Pendidikan, Lo Jual Gue Beli ?!

ILUSTRASI. sumber:www.aiddaardini.blogspot.com

ORANGTUA mana yang tak menginginkan anaknya berpendidikan dan cerdas? Bagi keluarga yang mampu tentu bukan masalah, namun bagaimana bagi yang tidak? Berbagai upaya dilakukan orangtua siswa di Indonesia agar anaknya bisa terus belajar di sekolah. Mulai dari bekerja lebih giat, mencari peluang usaha yang lebih menjanjikan, menggadaikan barang-barang berharga, berhutang, bahkan mungkin hingga mencuri. Semuanya dengan niatan yang satu, yakni keinginan kuat agar anaknya bisa sekolah biar pintar.

Tidak hanya orangtua, sebagian siswa pun tak kalah gigih berjuang. Kita pernah bahkan sering melihat dan mendengar, ada siswa sekolah sambil jualan. Tentu ini tidak masalah, bukan? Tapi jika sebagian dari mereka mengamen, minta-minta hingga jadi pencopet, apa jadinya? Padahal tujuan semuanya sama yakni tetap sekolah.

Miris

Disaat masyarakat Indonesia baik orangtua maupun anaknya bersikukuh mengupayakan kelencaran proses belajar di sekolah, namun anehnya semangat mereka ibarat ‘bertepuk sebelah tangan’. Pasalnya pemerintah kerap membuat kebijakan di bidang pendidikan yang tk masuk akal. Tak hanya sistem pendidikannya, tapi juga anggaran biaya. Tiap tahun biaya terus merangkak naik tanpa diimbangi meningkatnya kualitas pendidikan. Ada sekolah yang dikategorikan bagus tapi biayanya ‘mencakar langit’. Sebut saja misalnya biaya masuk Rintisan Sekolah Bertarap Internasional (RSBI). Di Sumedang salahsatu yang berkategori RSBI yakni SMAN 1 Sumedang. Untuk dapat masuk ke sekolah RSBI tersebut orangtua siswa harus mengeluarkan uang hingga jutaan rupiah.

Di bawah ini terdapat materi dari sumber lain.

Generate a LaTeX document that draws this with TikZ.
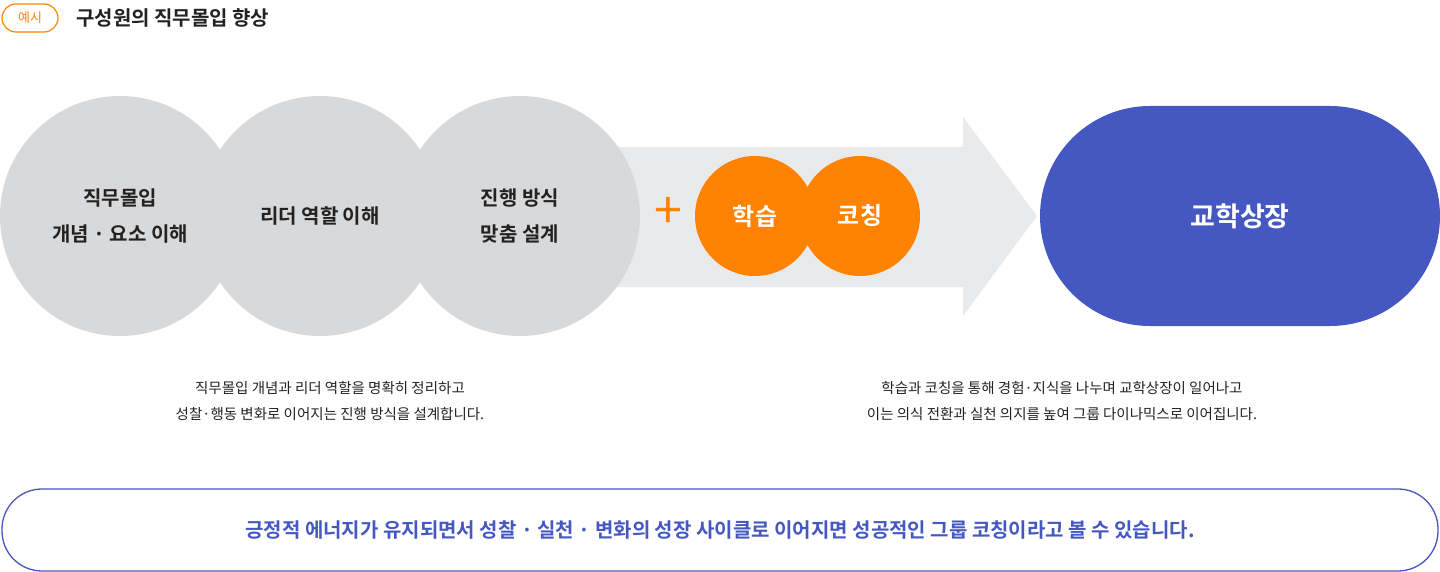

“Rata-rata, uang masuk RSBI mulai dari jenjang SD, SMP, hingga SMA sederajat bervariasi. Mulai di bawah Rp 10 juta hingga belasan juta rupiah per-siswa. Belum lagi jika ada RSBI nakal yang membuka sistem tawar-menawar. Mereka meloloskan siswa tertentu asalkan bisa membayar lebih tinggi ketimbang siswa lain”. (jppn)

Amanat Pembukaan UUD 1945

Dalam Pembukaan Undang-Undang Dasar (UUD) Negara Republik Indonesia Tahun 1945, dinyatakan bahwa salahsatu tujuan negara adalah untuk mencerdaskan kehidupan bangsa. Semestinya pemerintah memahami betul makna Pembukaan UUD tersebut. Jika memang negara ini mengharapkan warganya cerdas. Pemerintah seharusnya menyediakan fasilitas pendidikan yang menunjang dengan biaya yang terjangkau. Apalagi jika dikaitkan dengan pasal 31 (1) UUD 1945 yang menyatakan, “tiap-tiap warga negara berhak mendapat pengajaran”. Hal ini semakin menunjukkan bahwa tugas penyediaan layanan pendidikan untuk menjadi amanah bagi pemerintah bukan sekolah apalagi orangtua. Sebab kebijakan terkait pendidikan ada pada pemimpin negeri ini. (sumedangonline.com, 14/062012)

Hubungan Pemerintah dengan Rakyat

Hubungan pemerintah dengan rakyat adalah hubungan pelayanan. Dengan ini, semestinya pemerintah sungguh-sungguh memberikan pelayanan terbaik bukan malah menyulitkan. Jangan sampai malah merubah hubungan palayanan menjadi hubungan antara penjual dan pembeli. Namanya juga penjual, ya tentu mencari keuntungan, tak mau rugi. Hingga dalam setiap kebijakan didorong atas pertimbangan untung dan rugi. Jika telah berlaku seperti penjual dan pembeli, jangan salahkan jika ada anekdot ‘Lo jual gue beli’ menjadi kenyataan. Hal ini terjadi jika pemerintah telah dan semakin menyusahkan, siap-siap anda kami turunkan.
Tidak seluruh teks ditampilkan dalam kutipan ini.